La felicidad que recibimos de nosotros mismos es mayor que aquella que nos llega desde afuera. Metrodorus (IV AC)

Así se pronunció este primer discípulo de Epicuro en el siglo cuarto antes de Cristo, echando por tierra con semejante dicho nuestra tendencia a desear dinero y objetos caros para llenarnos la vida. Se me ocurre pensar en Metrodorus cada vez que manejo por alguna calle de la ciudad en la que vivo, y me veo rodeada de automóviles cuyo precio es tan alto que me asusta; aunque lo que más me asusta es que seguramente el noventa por ciento de esos conductores se queja a diario de lo mal que está la economía del país.
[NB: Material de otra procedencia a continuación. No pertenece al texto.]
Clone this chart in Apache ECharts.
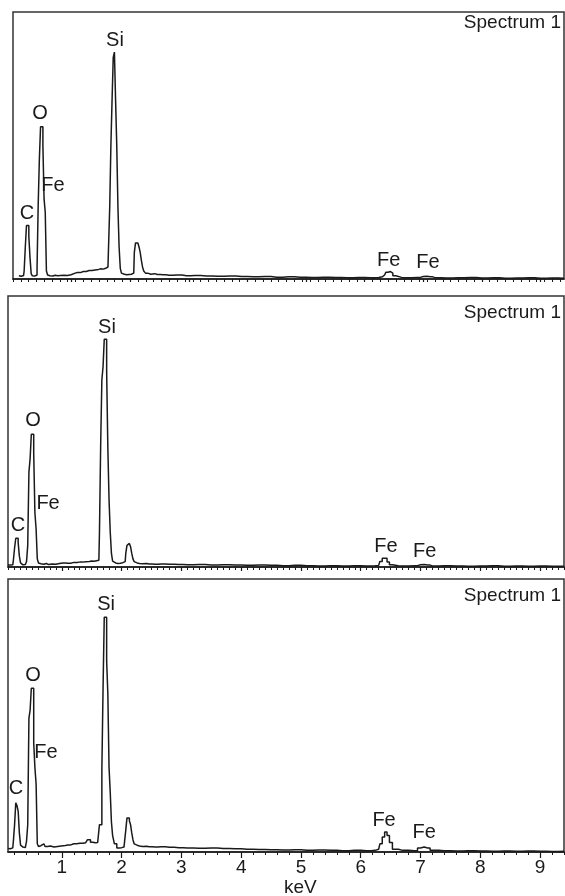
<!DOCTYPE html>
<html>
<head>
<meta charset="utf-8">
<script src="https://cdn.jsdelivr.net/npm/echarts@6/dist/echarts.min.js"></script>
<style>
  html, body { margin: 0; padding: 0; background: #fff; }
  #chart { width: 565px; height: 896px; }
</style>
</head>
<body>
<div id="chart"></div>
<script>
// energy channels (keV), shared by the three spectra
const energy = [
  0.10, 0.14, 0.18, 0.20, 0.22, 0.24, 0.26, 0.28, 0.30, 0.32,
  0.34, 0.36, 0.38, 0.40, 0.42, 0.44, 0.46, 0.48, 0.50, 0.52,
  0.54, 0.56, 0.58, 0.60, 0.62, 0.64, 0.66, 0.70, 0.74, 0.78,
  0.84, 0.90, 0.96, 1.02, 1.10, 1.20, 1.30, 1.40, 1.46, 1.50,
  1.54, 1.58, 1.62, 1.64, 1.66, 1.68, 1.70, 1.72, 1.74, 1.76,
  1.78, 1.80, 1.82, 1.84, 1.86, 1.90, 1.94, 1.98, 2.02, 2.06,
  2.08, 2.10, 2.12, 2.14, 2.16, 2.18, 2.20, 2.22, 2.24, 2.28,
  2.32, 2.38, 2.46, 2.56, 2.66, 2.80, 2.96, 3.10, 3.30, 3.50,
  3.70, 3.90, 4.10, 4.30, 4.50, 4.70, 4.90, 5.10, 5.30, 5.50,
  5.70, 5.90, 6.10, 6.24, 6.30, 6.34, 6.38, 6.42, 6.46, 6.50,
  6.56, 6.70, 6.90, 7.00, 7.06, 7.12, 7.20, 7.40, 7.60, 7.80,
  8.00, 8.20, 8.40, 8.60, 8.80, 9.00, 9.20, 9.40
];
const countsTop = [
  1.2, 1.0, 1.3, 3, 12, 20, 20, 16, 8, 2,
  1.2, 1.1, 1.2, 1.5, 4, 28, 45, 57, 57, 50,
  30, 25, 3, 1.5, 1.2, 1.3, 1.1, 1.4, 1.2, 1.3,
  1.4, 1.3, 1.6, 2.2, 2.4, 2.8, 3.2, 3.4, 3.6, 3.8,
  3.7, 4.0, 4.5, 5, 27, 50, 67, 83, 85, 67,
  50, 27, 12, 4, 2.2, 1.8, 1.6, 1.7, 1.8, 2.2,
  10, 13.5, 13.5, 13, 12, 10, 7, 4.5, 3, 2.2,
  1.8, 2.0, 1.7, 1.6, 1.4, 1.5, 1.2, 1.3, 1.1, 1.0,
  1.1, 0.9, 0.8, 0.9, 0.7, 0.8, 0.7, 0.6, 0.7, 0.6,
  0.5, 0.6, 0.5, 0.6, 0.8, 1.5, 2.5, 2.8, 2.2, 1.2,
  0.6, 0.5, 0.6, 0.9, 1.0, 0.8, 0.5, 0.4, 0.5, 0.6,
  0.4, 0.5, 0.3, 0.4, 0.5, 0.3, 0.4, 0.3
];
const countsMid = [
  0.7, 0.7, 0.8, 2.5, 7, 10.6, 10.6, 9, 4, 1.5,
  0.8, 0.8, 0.9, 1.2, 2, 8, 35, 40, 49, 49,
  42, 20, 14, 3, 1.5, 1.2, 1.4, 1.0, 1.3, 0.9,
  1.1, 1.0, 1.3, 1.5, 1.4, 1.7, 1.8, 1.9, 2.0, 2.2,
  2.1, 2.3, 2.5, 13, 45, 69, 74, 84, 84, 72,
  44, 25, 13, 5, 2.2, 1.5, 1.3, 1.4, 1.6, 2,
  5, 8, 8.7, 8.7, 7.5, 5, 3, 2, 1.5, 1.3,
  1.2, 1.3, 1.1, 1.0, 1.1, 1.0, 0.9, 0.8, 0.9, 0.7,
  0.8, 0.7, 0.6, 0.7, 0.6, 0.5, 0.6, 0.5, 0.4, 0.5,
  0.4, 0.5, 0.4, 0.5, 0.6, 2, 3.2, 3.2, 1.8, 0.8,
  0.5, 0.4, 0.5, 0.8, 0.9, 0.7, 0.4, 0.5, 0.4, 0.3,
  0.4, 0.5, 0.3, 0.4, 0.3, 0.4, 0.3, 0.3
];
const countsBot = [
  1.3, 1.2, 1.5, 4, 10, 18, 17, 15, 7, 2.5,
  1.8, 1.5, 1.6, 2, 4, 10, 49, 52, 60, 60,
  40, 31, 25, 3, 2, 2.3, 3, 3, 2, 2.2,
  1.8, 2.0, 2.2, 2.4, 2.6, 3.0, 3.2, 3.4, 4.5, 3.6,
  3.4, 3.5, 3.8, 10, 10, 30, 60, 86, 86, 70,
  58, 31, 22, 11, 6, 3, 1.5, 1.6, 1.8, 2,
  8, 12.5, 12.5, 11.5, 10, 7, 4.5, 3, 2.5, 2.2,
  2.0, 2.1, 1.9, 1.8, 1.9, 1.7, 1.6, 1.5, 1.4, 1.5,
  1.3, 1.2, 1.0, 0.9, 0.8, 0.7, 0.8, 0.6, 0.7, 0.6,
  0.5, 0.6, 0.5, 0.6, 1, 3, 5.5, 7.3, 6, 3.5,
  1, 0.6, 0.5, 1.5, 1.8, 1.5, 0.6, 0.5, 0.4, 0.5,
  0.4, 0.3, 0.4, 0.3, 0.4, 0.3, 0.2, 0.3
];

const majorTicks = [1, 2, 3, 4, 5, 6, 7, 8, 9];
const peakNames = ['C', 'O', 'Fe', 'Si', 'Fe', 'Fe'];
// where each element label sits, in [keV, counts] of its panel
const labelAtTop = [[0.24, 24.7], [0.46, 62], [0.68, 35], [1.74, 89.5], [6.41, 7.1], [7.08, 6]];
const labelAtMid = [[0.267, 15.5], [0.52, 54], [0.77, 23.6], [1.756, 88.2], [6.42, 7.7], [7.07, 5.9]];
const labelAtBot = [[0.234, 23.4], [0.52, 64.5], [0.735, 36.6], [1.74, 90.8], [6.39, 11.7], [7.06, 7.3]];

const FONT = "'Liberation Sans', Arial, sans-serif";
const ink = '#1a1a1a';

let chart;

const ticksFrom = (start, step, end) => {
  const out = [];
  for (let i = 0; start + i * step <= end + 1e-9; i++) {
    out.push(Math.round((start + i * step) * 1000) / 1000);
  }
  return out;
};

const initChart = () => {
  const panels = [
    { grid: { left: 13, right: 1, top: 12, bottom: 617 }, min: 0, max: 9.4,
      counts: countsTop, labels: labelAtTop, minor: ticksFrom(0, 2 / 15, 9.4), majorLen: 3, showLabels: false, titleTop: 13 },
    { grid: { left: 8, right: 1, top: 296, bottom: 329 }, min: 0.1, max: 9.4,
      counts: countsMid, labels: labelAtMid, minor: ticksFrom(0.1, 0.1, 9.4), majorLen: 4, showLabels: false, titleTop: 303 },
    { grid: { left: 8, right: 1, top: 579, bottom: 44 }, min: 0.1, max: 9.4,
      counts: countsBot, labels: labelAtBot, minor: ticksFrom(0.2, 0.2, 9.4), majorLen: 6, showLabels: true, titleTop: 586 },
  ];

  const grid = [];
  const xAxis = [];
  const yAxis = [];
  const series = [];
  const title = [];

  panels.forEach((p, i) => {
    grid.push(Object.assign({ show: true, borderColor: '#333', borderWidth: 1.5, backgroundColor: 'transparent' }, p.grid));
    // major ticks + labels
    xAxis.push({
      type: 'value', gridIndex: i, min: p.min, max: p.max,
      axisLine: { show: true, lineStyle: { color: ink, width: 1.5 } },
      axisTick: { show: true, length: p.majorLen, customValues: majorTicks, lineStyle: { color: ink, width: 1.2 } },
      axisLabel: { show: p.showLabels, customValues: majorTicks, margin: 6, color: ink, fontSize: 19, fontFamily: FONT },
      splitLine: { show: false },
    });
    // small ticks
    xAxis.push({
      type: 'value', gridIndex: i, min: p.min, max: p.max, position: 'bottom',
      axisLine: { show: false },
      axisTick: { show: true, length: 3, customValues: p.minor, lineStyle: { color: ink, width: 1 } },
      axisLabel: { show: false, customValues: p.minor },
      splitLine: { show: false },
    });
    yAxis.push({ type: 'value', gridIndex: i, min: 0, max: 100, show: false });

    series.push({
      type: 'line', xAxisIndex: i * 2, yAxisIndex: i,
      step: 'middle', symbol: 'none', silent: true,
      lineStyle: { color: ink, width: 1.5 },
      data: energy.map((e, k) => [e, p.counts[k]]),
    });
    series.push({
      type: 'scatter', xAxisIndex: i * 2, yAxisIndex: i,
      symbolSize: 0, silent: true,
      itemStyle: { opacity: 1 },
      label: { show: true, position: 'inside', formatter: '{b}', color: ink, opacity: 1, fontSize: 20, fontFamily: FONT },
      data: p.labels.map((pos, k) => ({ name: peakNames[k], value: pos })),
    });
    title.push({
      text: 'Spectrum 1', right: 4, top: p.titleTop, padding: 0,
      textStyle: { fontSize: 19, fontWeight: 'normal', color: ink, fontFamily: FONT },
    });
  });

  chart.setOption({
    animation: false,
    title,
    grid,
    xAxis,
    yAxis,
    series,
    graphic: [
      { type: 'text', left: 284, top: 878, style: { text: 'keV', fill: ink, font: '19px ' + FONT } },
    ],
  });
};

chart = echarts.init(document.getElementById('chart'));
initChart();
window.addEventListener('resize', () => {
  chart.resize();
});
</script>
</body>
</html>
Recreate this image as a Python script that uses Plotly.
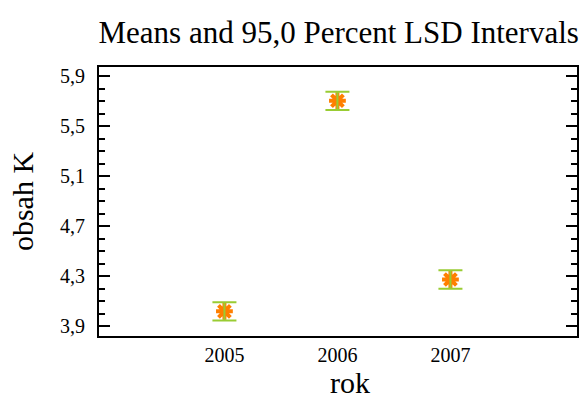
import plotly.graph_objects as go

years = ["2005", "2006", "2007"]
means = [4.017, 5.702, 4.272]
half_lsd = [0.074, 0.073, 0.074]

fig = go.Figure()
fig.add_trace(go.Scatter(
    x=[0, 1, 2], y=means, mode="markers",
    marker=dict(symbol="asterisk-open", size=14, color="#FF7F00",
                line=dict(color="#FF7F00", width=4)),
    showlegend=False,
))
fig.add_trace(go.Scatter(
    x=[0, 1, 2], y=means, mode="markers",
    marker=dict(size=1, color="rgba(0,0,0,0)"),
    error_y=dict(type="data", array=half_lsd, visible=True,
                 color="#99CC33", thickness=2, width=12),
    showlegend=False,
))

font = "Liberation Serif, Times New Roman, serif"
fig.update_layout(
    width=587, height=405,
    margin=dict(l=99, r=8, t=67, b=69),
    paper_bgcolor="white", plot_bgcolor="white",
    separators=", ",
    font=dict(family=font, color="black", size=20),
    title=dict(text="Means and 95,0 Percent LSD Intervals", x=0.577, xanchor="center",
               y=0.92, yanchor="middle", font=dict(family=font, size=31)),
    xaxis=dict(range=[-1.11, 3.12], tickmode="array", tickvals=[0, 1, 2], ticktext=years,
               showgrid=False, zeroline=False, showline=True, linecolor="black", linewidth=2,
               mirror=True, ticks="", tickfont=dict(size=20)),
    yaxis=dict(range=[3.82, 5.972], tickmode="array",
               tickvals=[3.9, 4.3, 4.7, 5.1, 5.5, 5.9], tickformat=".1f",
               showgrid=False, zeroline=False, showline=True, linecolor="black", linewidth=2,
               mirror="allticks", ticks="inside", ticklen=11, tickwidth=2, tickcolor="black",
               minor=dict(ticks="inside", ticklen=6, tickwidth=2, tickcolor="black", dtick=0.1, tick0=3.9),
               tickfont=dict(size=20), ticklabelstandoff=8,
               title=dict(text="obsah K", font=dict(size=30), standoff=18)),
    annotations=[dict(text="rok", xref="paper", yref="paper", x=0.525, y=-0.172,
                      xanchor="center", yanchor="middle", showarrow=False,
                      font=dict(family=font, size=30))],
)
fig.write_html("out.html")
Peor aun, me horroriza el ejemplo que les estamos dando a nuestros hijos sobre lo que realmente tiene valor en esta vida. Si bien siempre me gustó vivir bien, el lujo en cambio me parece dañino; pero fue con el pasar del tiempo que fui dándome cuenta donde se encuentran los verdaderos tesoros de la existencia humana. Me refiero a la capacidad de vivir con un alto grado de moralidad, generosidad, compasión, y respeto por todos los seres vivientes. Como bien dijo el filósofo epicúreo, en la soledad de sus casas solo pueden sentirse a gusto aquellos que día a día, mes a mes, y año tras año han comprendido que la felicidad no depende de lo que poseemos, sino de lo que damos a los que comparten nuestro espacio.